-- Data excerpt --
───
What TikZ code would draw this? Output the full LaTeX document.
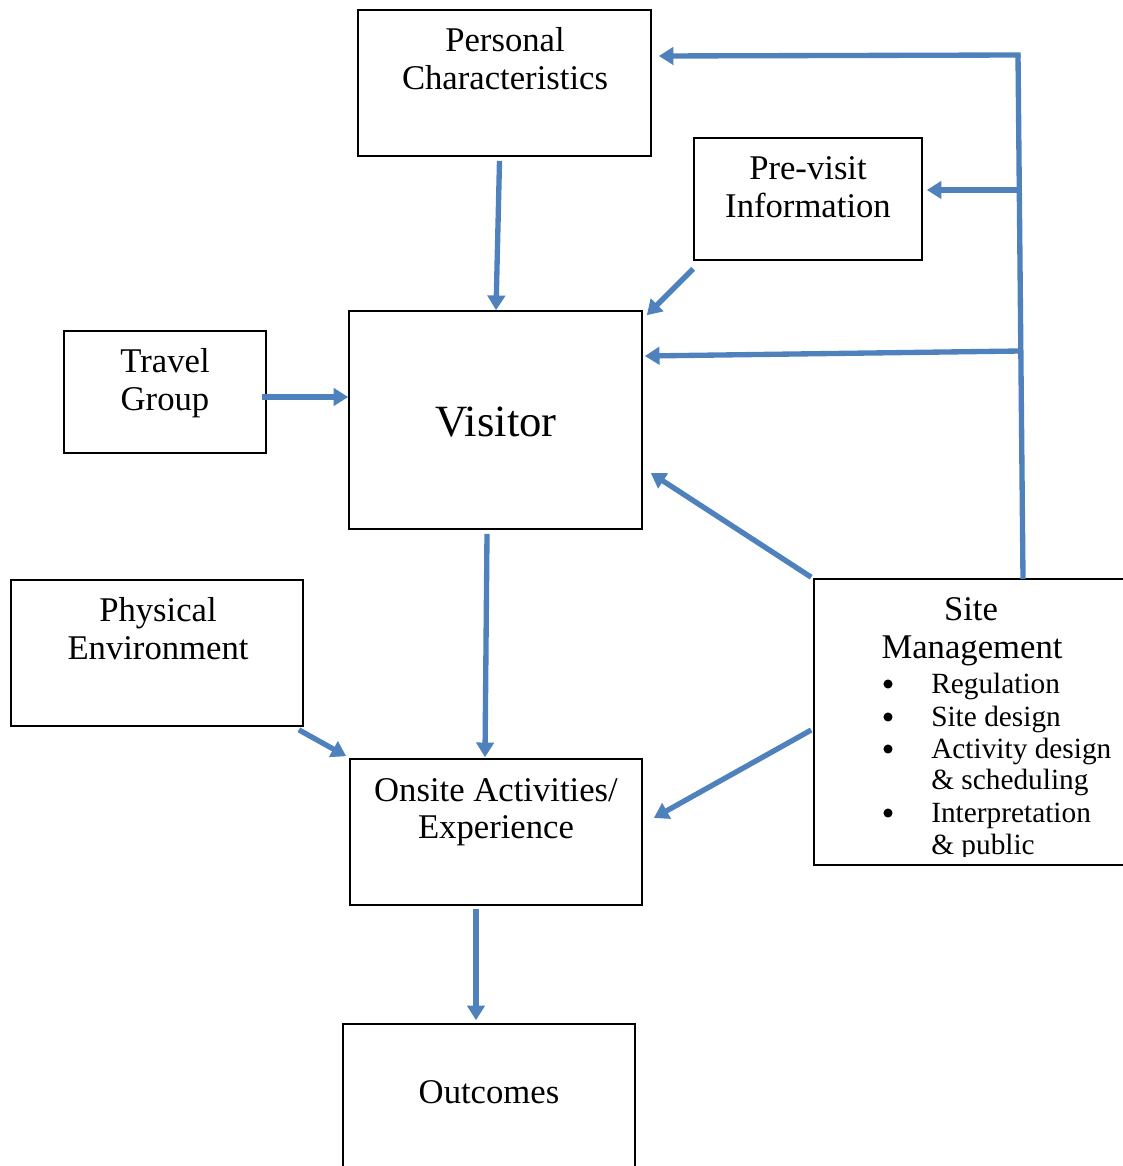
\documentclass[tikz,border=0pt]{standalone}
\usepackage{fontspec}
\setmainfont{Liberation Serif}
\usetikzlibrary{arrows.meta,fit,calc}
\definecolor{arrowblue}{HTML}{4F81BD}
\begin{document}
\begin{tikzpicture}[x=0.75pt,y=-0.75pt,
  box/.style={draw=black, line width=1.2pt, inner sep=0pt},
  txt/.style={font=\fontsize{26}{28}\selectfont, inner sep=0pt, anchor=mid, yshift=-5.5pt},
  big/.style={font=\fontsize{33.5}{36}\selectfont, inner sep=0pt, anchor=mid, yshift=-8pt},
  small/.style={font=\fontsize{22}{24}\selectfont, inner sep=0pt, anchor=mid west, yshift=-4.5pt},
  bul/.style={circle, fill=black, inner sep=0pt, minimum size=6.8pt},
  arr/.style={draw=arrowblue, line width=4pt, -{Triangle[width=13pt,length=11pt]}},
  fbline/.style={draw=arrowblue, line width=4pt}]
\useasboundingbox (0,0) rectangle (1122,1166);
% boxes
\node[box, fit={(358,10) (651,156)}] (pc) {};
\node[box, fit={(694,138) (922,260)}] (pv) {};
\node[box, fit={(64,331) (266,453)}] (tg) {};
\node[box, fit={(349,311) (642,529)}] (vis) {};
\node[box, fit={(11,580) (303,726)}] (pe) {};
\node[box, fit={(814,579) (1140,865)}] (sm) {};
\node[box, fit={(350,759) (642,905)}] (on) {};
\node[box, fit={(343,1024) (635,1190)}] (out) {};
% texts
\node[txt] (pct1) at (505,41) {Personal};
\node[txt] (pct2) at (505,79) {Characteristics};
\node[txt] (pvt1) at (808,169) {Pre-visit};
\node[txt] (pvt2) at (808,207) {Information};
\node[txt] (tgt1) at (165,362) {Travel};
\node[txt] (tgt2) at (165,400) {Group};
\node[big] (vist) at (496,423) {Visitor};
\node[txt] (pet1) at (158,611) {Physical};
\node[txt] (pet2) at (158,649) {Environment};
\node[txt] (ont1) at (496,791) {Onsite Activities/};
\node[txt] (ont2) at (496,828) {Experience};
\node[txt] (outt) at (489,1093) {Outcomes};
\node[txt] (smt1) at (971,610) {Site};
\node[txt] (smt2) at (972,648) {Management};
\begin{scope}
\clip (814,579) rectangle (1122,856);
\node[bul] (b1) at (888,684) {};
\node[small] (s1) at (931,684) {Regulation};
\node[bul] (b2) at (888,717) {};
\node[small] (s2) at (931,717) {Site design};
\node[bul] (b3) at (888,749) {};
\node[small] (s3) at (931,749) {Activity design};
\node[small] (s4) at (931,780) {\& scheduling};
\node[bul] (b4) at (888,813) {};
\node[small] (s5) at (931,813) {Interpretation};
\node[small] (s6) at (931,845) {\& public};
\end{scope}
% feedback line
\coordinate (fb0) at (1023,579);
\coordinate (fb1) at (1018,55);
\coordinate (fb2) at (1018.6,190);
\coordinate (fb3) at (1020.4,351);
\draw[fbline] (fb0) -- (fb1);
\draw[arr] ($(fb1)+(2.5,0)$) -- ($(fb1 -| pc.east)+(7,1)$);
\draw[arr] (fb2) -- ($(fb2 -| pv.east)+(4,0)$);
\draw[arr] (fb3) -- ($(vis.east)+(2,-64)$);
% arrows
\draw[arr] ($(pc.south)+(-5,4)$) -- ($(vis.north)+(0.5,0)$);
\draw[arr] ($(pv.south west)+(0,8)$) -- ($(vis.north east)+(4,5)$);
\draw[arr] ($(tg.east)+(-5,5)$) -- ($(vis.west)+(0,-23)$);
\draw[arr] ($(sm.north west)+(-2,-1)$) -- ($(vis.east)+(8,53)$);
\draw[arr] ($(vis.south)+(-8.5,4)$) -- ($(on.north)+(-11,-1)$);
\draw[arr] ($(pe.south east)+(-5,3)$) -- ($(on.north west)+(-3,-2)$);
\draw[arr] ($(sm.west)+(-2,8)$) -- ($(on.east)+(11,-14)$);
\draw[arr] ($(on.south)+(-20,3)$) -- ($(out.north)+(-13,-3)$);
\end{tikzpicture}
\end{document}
───
-- Exercise instructions --
Word for word, quote the lines above. Omit the pictures.

-- Exercise answer --
What TikZ code would draw this? Output the full LaTeX document.
\documentclass[tikz,border=0pt]{standalone}
\usepackage{fontspec}
\setmainfont{Liberation Serif}
\usetikzlibrary{arrows.meta,fit,calc}
\definecolor{arrowblue}{HTML}{4F81BD}
\begin{document}
\begin{tikzpicture}[x=0.75pt,y=-0.75pt,
  box/.style={draw=black, line width=1.2pt, inner sep=0pt},
  txt/.style={font=\fontsize{26}{28}\selectfont, inner sep=0pt, anchor=mid, yshift=-5.5pt},
  big/.style={font=\fontsize{33.5}{36}\selectfont, inner sep=0pt, anchor=mid, yshift=-8pt},
  small/.style={font=\fontsize{22}{24}\selectfont, inner sep=0pt, anchor=mid west, yshift=-4.5pt},
  bul/.style={circle, fill=black, inner sep=0pt, minimum size=6.8pt},
  arr/.style={draw=arrowblue, line width=4pt, -{Triangle[width=13pt,length=11pt]}},
  fbline/.style={draw=arrowblue, line width=4pt}]
\useasboundingbox (0,0) rectangle (1122,1166);
% boxes
\node[box, fit={(358,10) (651,156)}] (pc) {};
\node[box, fit={(694,138) (922,260)}] (pv) {};
\node[box, fit={(64,331) (266,453)}] (tg) {};
\node[box, fit={(349,311) (642,529)}] (vis) {};
\node[box, fit={(11,580) (303,726)}] (pe) {};
\node[box, fit={(814,579) (1140,865)}] (sm) {};
\node[box, fit={(350,759) (642,905)}] (on) {};
\node[box, fit={(343,1024) (635,1190)}] (out) {};
% texts
\node[txt] (pct1) at (505,41) {Personal};
\node[txt] (pct2) at (505,79) {Characteristics};
\node[txt] (pvt1) at (808,169) {Pre-visit};
\node[txt] (pvt2) at (808,207) {Information};
\node[txt] (tgt1) at (165,362) {Travel};
\node[txt] (tgt2) at (165,400) {Group};
\node[big] (vist) at (496,423) {Visitor};
\node[txt] (pet1) at (158,611) {Physical};
\node[txt] (pet2) at (158,649) {Environment};
\node[txt] (ont1) at (496,791) {Onsite Activities/};
\node[txt] (ont2) at (496,828) {Experience};
\node[txt] (outt) at (489,1093) {Outcomes};
\node[txt] (smt1) at (971,610) {Site};
\node[txt] (smt2) at (972,648) {Management};
\begin{scope}
\clip (814,579) rectangle (1122,856);
\node[bul] (b1) at (888,684) {};
\node[small] (s1) at (931,684) {Regulation};
\node[bul] (b2) at (888,717) {};
\node[small] (s2) at (931,717) {Site design};
\node[bul] (b3) at (888,749) {};
\node[small] (s3) at (931,749) {Activity design};
\node[small] (s4) at (931,780) {\& scheduling};
\node[bul] (b4) at (888,813) {};
\node[small] (s5) at (931,813) {Interpretation};
\node[small] (s6) at (931,845) {\& public};
\end{scope}
% feedback line
\coordinate (fb0) at (1023,579);
\coordinate (fb1) at (1018,55);
\coordinate (fb2) at (1018.6,190);
\coordinate (fb3) at (1020.4,351);
\draw[fbline] (fb0) -- (fb1);
\draw[arr] ($(fb1)+(2.5,0)$) -- ($(fb1 -| pc.east)+(7,1)$);
\draw[arr] (fb2) -- ($(fb2 -| pv.east)+(4,0)$);
\draw[arr] (fb3) -- ($(vis.east)+(2,-64)$);
% arrows
\draw[arr] ($(pc.south)+(-5,4)$) -- ($(vis.north)+(0.5,0)$);
\draw[arr] ($(pv.south west)+(0,8)$) -- ($(vis.north east)+(4,5)$);
\draw[arr] ($(tg.east)+(-5,5)$) -- ($(vis.west)+(0,-23)$);
\draw[arr] ($(sm.north west)+(-2,-1)$) -- ($(vis.east)+(8,53)$);
\draw[arr] ($(vis.south)+(-8.5,4)$) -- ($(on.north)+(-11,-1)$);
\draw[arr] ($(pe.south east)+(-5,3)$) -- ($(on.north west)+(-3,-2)$);
\draw[arr] ($(sm.west)+(-2,8)$) -- ($(on.east)+(11,-14)$);
\draw[arr] ($(on.south)+(-20,3)$) -- ($(out.north)+(-13,-3)$);
\end{tikzpicture}
\end{document}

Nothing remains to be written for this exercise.